Loss function (the negative log likelihood of the data under our model)¶
Timestamp: 00:50:14¶
So here we are trying to evaluate the performance of our model. First we check the likelihood, which is basically the product of all parameters, but since that won't be very convenient to work with on a large scale (since most of the values are almost close to 0), we take the log likelihood.
Likelihood is the product of all the individual probabilities. Log Likelihood is the sum of all the log of the individual properties i.e. log(a * b * c) = log(a) + log(b) + log(c)
Now, we usually see how large can the log likelihood value get, to see that we take the Negative Log Likelihood value (we're basically turning the value positive now). Another practice which is usually followed here, is that we take the overall average of the NLL, rather than the sum. -> This becomes the final considered value, this value represents the quality of our model. The lower it is, the better off we are and the higher it is, the worse off.
Model smoothing with fake counts¶
Timestamp: 01:00:50¶
We do model smoothing, where we basically just add values to the list of values (Like adding all values with 1, 5 etc. - More usually means more smoothing. Like adding 10000, so they all more or less get the same count). This is done so that we avoid the possibility of getting an infinite probability.

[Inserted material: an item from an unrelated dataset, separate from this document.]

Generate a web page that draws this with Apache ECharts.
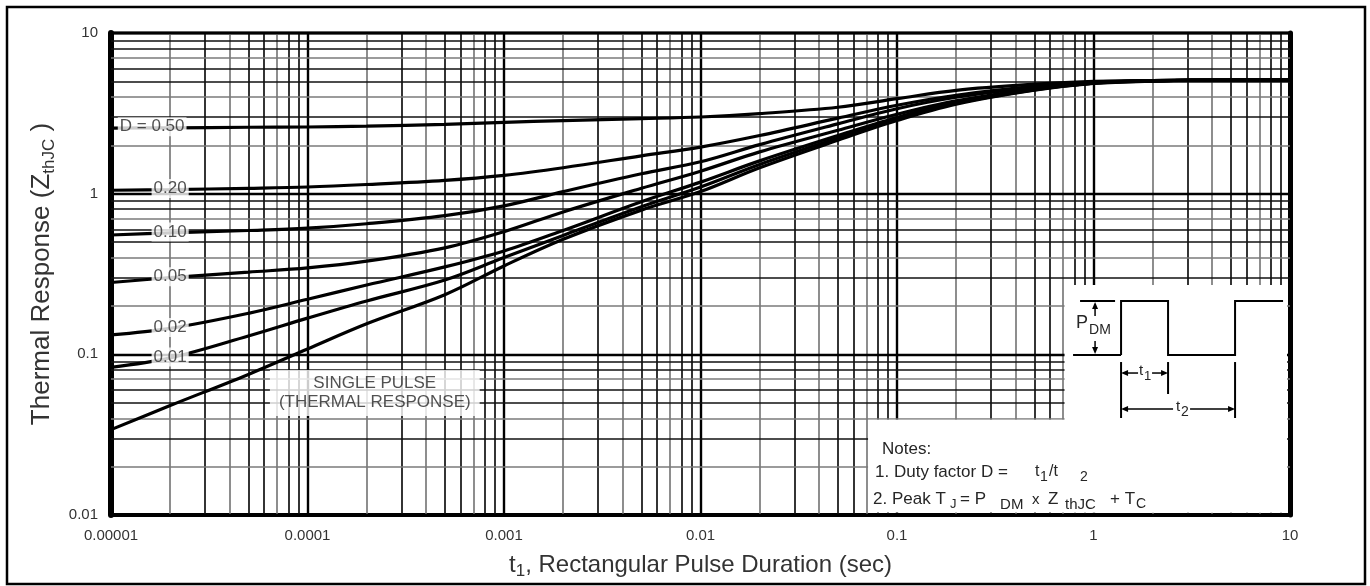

Okay so now, we've trained a respectable, Bigram language model.
And we saw that:
-
We have both sort of trained that model by looking at the counts of all the bigrams and normalizing the rows, to get probability distributions.
-
We also saw that then we can also then use the parameters of this model to perform sampling of new words (So we sampled new names according to those distributions)
-
Finally, we also saw that we can evaluate the quality of this model. And the quality of this model is summarized in a single number, which is the negative log likelihood (nll)
-
So, lower the nll number is, the better the model is, because it is giving high probabilities to the actual next characters in all the bigrams in our training set.